_INSTRUCTIONS TO FOLLOW_:
Collect all lines containing the word "using" from the data.

▽

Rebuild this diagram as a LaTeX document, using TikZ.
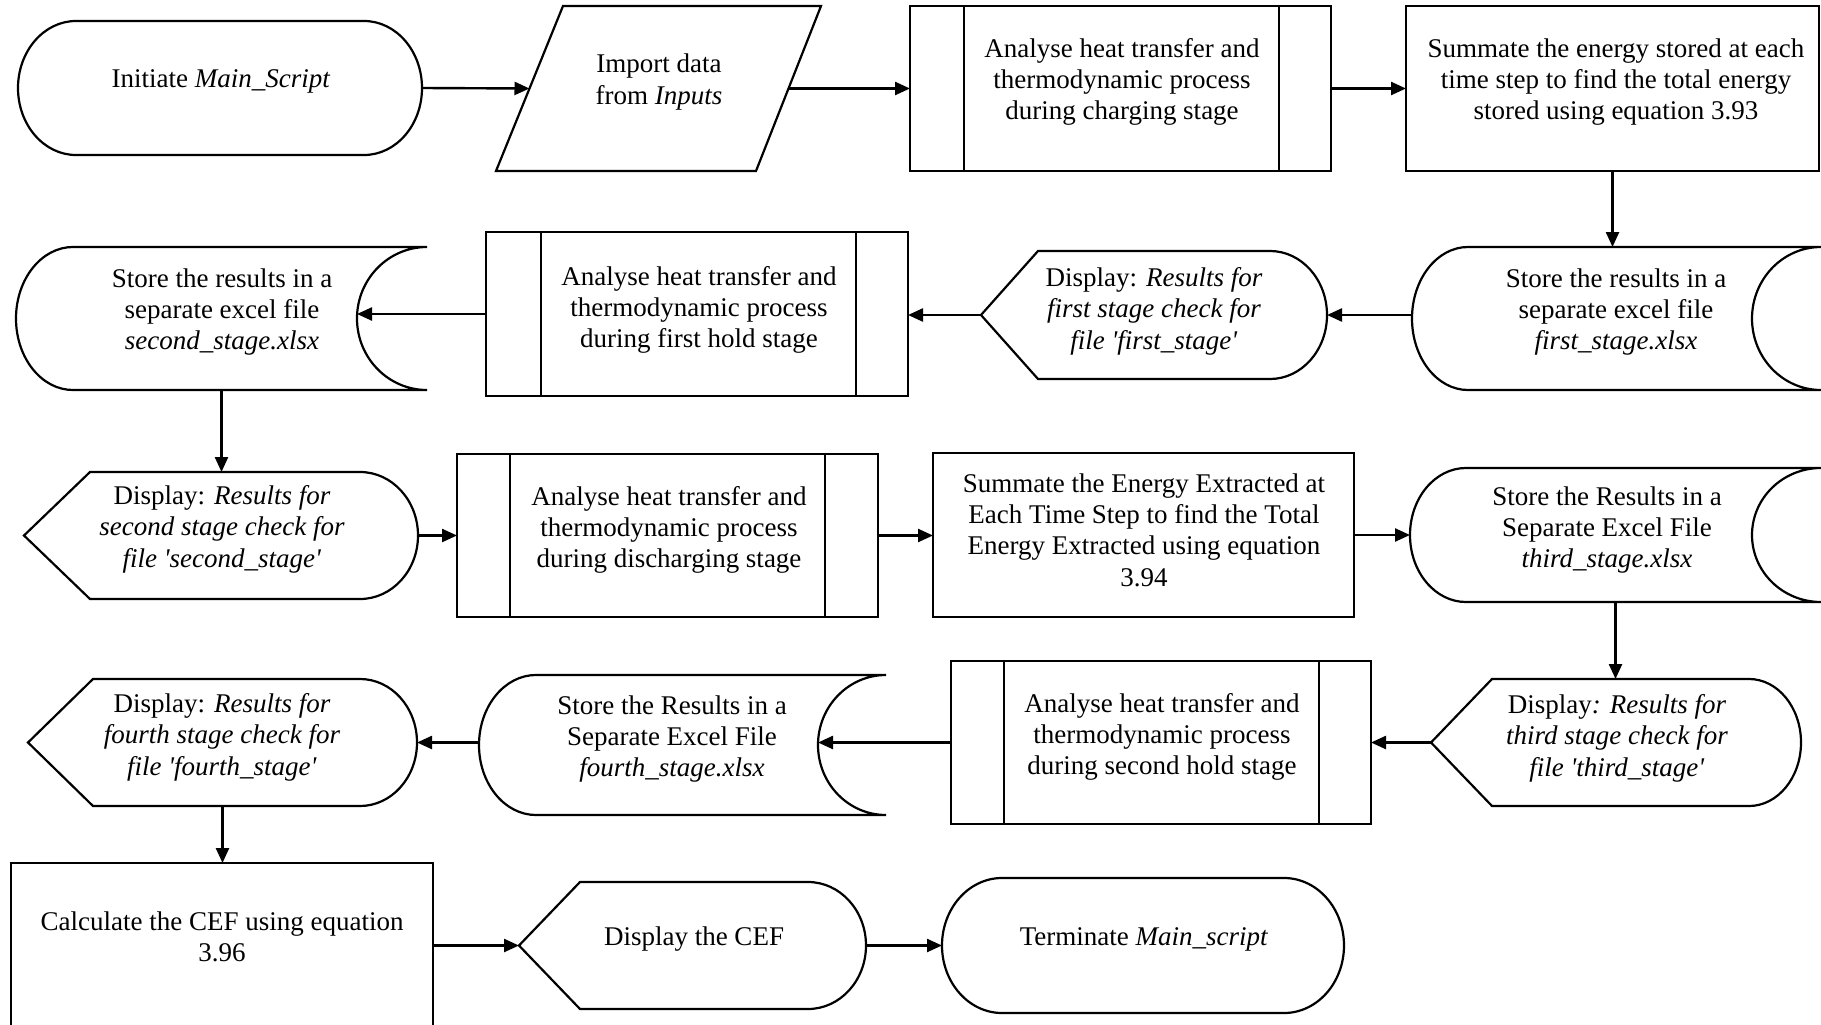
\documentclass[tikz,border=0pt]{standalone}
\usepackage{fontspec}
\setmainfont{Liberation Serif}
\usetikzlibrary{arrows.meta}

\tikzset{
  outline/.style={line width=2.2pt, line join=miter},
  frame/.style={draw=none, inner sep=0pt, outer sep=0pt},
  txt/.style={align=center, inner sep=0pt, font=\fontsize{27}{31.4}\selectfont},
  flow/.style={line width=2.4pt, -{Triangle[length=15pt,width=13pt]}},
}

% invisible box spanning a symbol, used for anchors
\newcommand\FrameNode[5]{%
  \node[frame, minimum width={#4-#2}, minimum height={#5-#3}] (#1) at ({(#2+#4)/2},{(#3+#5)/2}) {};}

% common helper values for the curved outlines
\newcommand\ShapeVals[4]{% T B rx cx
  \pgfmathsetmacro\shRY{(#2-#1)/2}%
  \pgfmathsetmacro\shMY{(#1+#2)/2}%
  \pgfmathsetmacro\shKY{0.5523*\shRY}%
  \pgfmathsetmacro\shKX{0.5523*#3}%
  \pgfmathsetmacro\shKC{0.5523*#4}}

% terminator: name L T R B rx
\newcommand\TermShape[6]{%
  \FrameNode{#1}{#2}{#3}{#4}{#5}
  \ShapeVals{#3}{#5}{#6}{#6}
  \draw[outline] ({#2+#6},#3) -- ({#4-#6},#3)
    .. controls ({#4-#6+\shKX},#3) and (#4,{\shMY-\shKY}) .. (#4,\shMY)
    .. controls (#4,{\shMY+\shKY}) and ({#4-#6+\shKX},#5) .. ({#4-#6},#5)
    -- ({#2+#6},#5)
    .. controls ({#2+#6-\shKX},#5) and (#2,{\shMY+\shKY}) .. (#2,\shMY)
    .. controls (#2,{\shMY-\shKY}) and ({#2+#6-\shKX},#3) .. ({#2+#6},#3) -- cycle;}

% display: name L T R B point-offset arc-depth
\newcommand\DispShape[7]{%
  \FrameNode{#1}{#2}{#3}{#4}{#5}
  \ShapeVals{#3}{#5}{#7}{#7}
  \draw[outline] (#2,\shMY) -- ({#2+#6},#3) -- ({#4-#7},#3)
    .. controls ({#4-#7+\shKX},#3) and (#4,{\shMY-\shKY}) .. (#4,\shMY)
    .. controls (#4,{\shMY+\shKY}) and ({#4-#7+\shKX},#5) .. ({#4-#7},#5)
    -- ({#2+#6},#5) -- cycle;}

% stored data: name L T R B left-depth right-depth
\newcommand\StoreShape[7]{%
  \FrameNode{#1}{#2}{#3}{#4}{#5}
  \ShapeVals{#3}{#5}{#6}{#7}
  \draw[outline] ({#2+#6},#3) -- (#4,#3)
    .. controls ({#4-\shKC},#3) and ({#4-#7},{\shMY-\shKY}) .. ({#4-#7},\shMY)
    .. controls ({#4-#7},{\shMY+\shKY}) and ({#4-\shKC},#5) .. (#4,#5)
    -- ({#2+#6},#5)
    .. controls ({#2+#6-\shKX},#5) and (#2,{\shMY+\shKY}) .. (#2,\shMY)
    .. controls (#2,{\shMY-\shKY}) and ({#2+#6-\shKX},#3) .. ({#2+#6},#3) -- cycle;
  \coordinate (#1-in) at ({#4-#7},\shMY);}

% predefined process: name L T R B inner-left inner-right
\newcommand\PredefShape[7]{%
  \FrameNode{#1}{#2}{#3}{#4}{#5}
  \draw[outline] (#2,#3) rectangle (#4,#5);
  \draw[outline] (#6,#3) -- (#6,#5) (#7,#3) -- (#7,#5);}

% process: name L T R B
\newcommand\ProcShape[5]{%
  \FrameNode{#1}{#2}{#3}{#4}{#5}
  \draw[outline] (#2,#3) rectangle (#4,#5);}

\newcommand\q{\textquotesingle}

\begin{document}
\begin{tikzpicture}[x=1pt,y=-1pt]
\fill[white] (0,0) rectangle (1821,1025);
\useasboundingbox (0,0) rectangle (1821,1025);

% ---- row 1
\TermShape{term1}{18}{21}{422}{155}{58}
\node[txt] (term1-t) at (221,81) {Initiate \textit{Main\_Script}};

\FrameNode{para}{496}{6}{821}{171}
\draw[outline] (563,6) -- (821,6) -- (756,171) -- (496,171) -- cycle;
\coordinate (para-in) at (529.5,88.5);
\coordinate (para-out) at (788.5,88.5);
\node[txt] (para-t) at (659,82) {Import data\\from \textit{Inputs}};

\PredefShape{pre1}{910}{6}{1331}{171}{964}{1279}
\node[txt] (pre1-t) at (1122,82) {Analyse heat transfer and\\thermodynamic process\\during charging stage};

\ProcShape{proc1}{1406}{6}{1819}{171}
\node[txt] (proc1-t) at (1616,82) {Summate the energy stored at each\\time step to find the total energy\\stored using equation 3.93};

% ---- row 2
\StoreShape{sd1}{1412}{247}{1821}{390}{56}{69}
\node[txt] (sd1-t) at (1616,312) {Store the results in a\\separate excel file\\\textit{first\_stage.xlsx}};

\DispShape{disp1}{981}{251}{1327}{379}{57}{57}
\node[txt] (disp1-t) at (1154,311) {Display: \textit{Results for}\\\textit{first stage check for}\\\textit{file \q first\_stage\q}};

\PredefShape{pre2}{486}{232}{908}{396}{541}{856}
\node[txt] (pre2-t) at (699,310) {Analyse heat transfer and\\thermodynamic process\\during first hold stage};

\StoreShape{sd2}{16}{247}{427}{390}{57}{70}
\node[txt] (sd2-t) at (222,312) {Store the results in a\\separate excel file\\\textit{second\_stage.xlsx}};

% ---- row 3
\DispShape{disp2}{24}{472}{418}{599}{66}{58}
\node[txt] (disp2-t) at (222,529) {Display: \textit{Results for}\\\textit{second stage check for}\\\textit{file \q second\_stage\q}};

\PredefShape{pre3}{457}{454}{878}{617}{510}{825}
\node[txt] (pre3-t) at (669,530) {Analyse heat transfer and\\thermodynamic process\\during discharging stage};

\ProcShape{proc2}{933}{453}{1354}{617}
\node[txt] (proc2-t) at (1144,530) {Summate the Energy Extracted at\\Each Time Step to find the Total\\Energy Extracted using equation\\3.94};

\StoreShape{sd3}{1410}{468}{1821}{602}{56}{69}
\node[txt] (sd3-t) at (1607,530) {Store the Results in a\\Separate Excel File\\\textit{third\_stage.xlsx}};

% ---- row 4
\DispShape{disp3}{1431}{679}{1801}{806}{61}{52}
\node[txt] (disp3-t) at (1617,738) {Display\textit{: Results for}\\\textit{third stage check for}\\\textit{file \q third\_stage\q}};

\PredefShape{pre4}{951}{661}{1371}{824}{1004}{1319}
\node[txt] (pre4-t) at (1162,737) {Analyse heat transfer and\\thermodynamic process\\during second hold stage};

\StoreShape{sd4}{479}{675}{886}{815}{57}{68}
\node[txt] (sd4-t) at (672,739) {Store the Results in a\\Separate Excel File\\\textit{fourth\_stage.xlsx}};

\DispShape{disp4}{28}{679}{417}{806}{65}{57}
\node[txt] (disp4-t) at (222,737) {Display: \textit{Results for}\\\textit{fourth stage check for}\\\textit{file \q fourth\_stage\q}};

% ---- row 5
\ProcShape{proc3}{11}{863}{433}{1030}
\node[txt] (proc3-t) at (222,937) {Calculate the CEF using equation\\3.96};

\DispShape{disp5}{519}{882}{866}{1009}{61}{58}
\node[txt] (disp5-t) at (694,939) {Display the CEF};

\TermShape{term2}{942}{878}{1344}{1013}{60}
\node[txt] (term2-t) at (1144,939) {Terminate \textit{Main\_script}};

% ---- connectors
\draw[flow] (term1.east) -- (para-in);
\draw[flow] (para-out) -- (pre1.west);
\draw[flow] (pre1.east) -- (proc1.west);
\draw[flow] (proc1.south) -- (proc1.south |- sd1.north);
\draw[flow] (sd1.west |- disp1.east) -- (disp1.east);
\draw[flow] (disp1.west) -- (disp1.west -| pre2.east);
\draw[flow] (pre2.west) -- (pre2.west -| sd2-in);
\draw[flow] (sd2.south) -- (sd2.south |- disp2.north);
\draw[flow] (disp2.east) -- (disp2.east -| pre3.west);
\draw[flow] (pre3.east) -- (pre3.east -| proc2.west);
\draw[flow] (proc2.east) -- (proc2.east -| sd3.west);
\draw[flow] (sd3.south) -- (sd3.south |- disp3.north);
\draw[flow] (disp3.west) -- (disp3.west -| pre4.east);
\draw[flow] (pre4.west) -- (pre4.west -| sd4-in);
\draw[flow] (sd4.west |- disp4.east) -- (disp4.east);
\draw[flow] (disp4.south) -- (disp4.south |- proc3.north);
\draw[flow] (proc3.east |- disp5.west) -- (disp5.west);
\draw[flow] (disp5.east) -- (disp5.east -| term2.west);
\end{tikzpicture}
\end{document}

△

_COMPLETE ANSWER_:
Rebuild this diagram as a LaTeX document, using TikZ.
\node[txt] (proc1-t) at (1616,82) {Summate the energy stored at each\\time step to find the total energy\\stored using equation 3.93};
\node[txt] (proc2-t) at (1144,530) {Summate the Energy Extracted at\\Each Time Step to find the Total\\Energy Extracted using equation\\3.94};
\node[txt] (proc3-t) at (222,937) {Calculate the CEF using equation\\3.96};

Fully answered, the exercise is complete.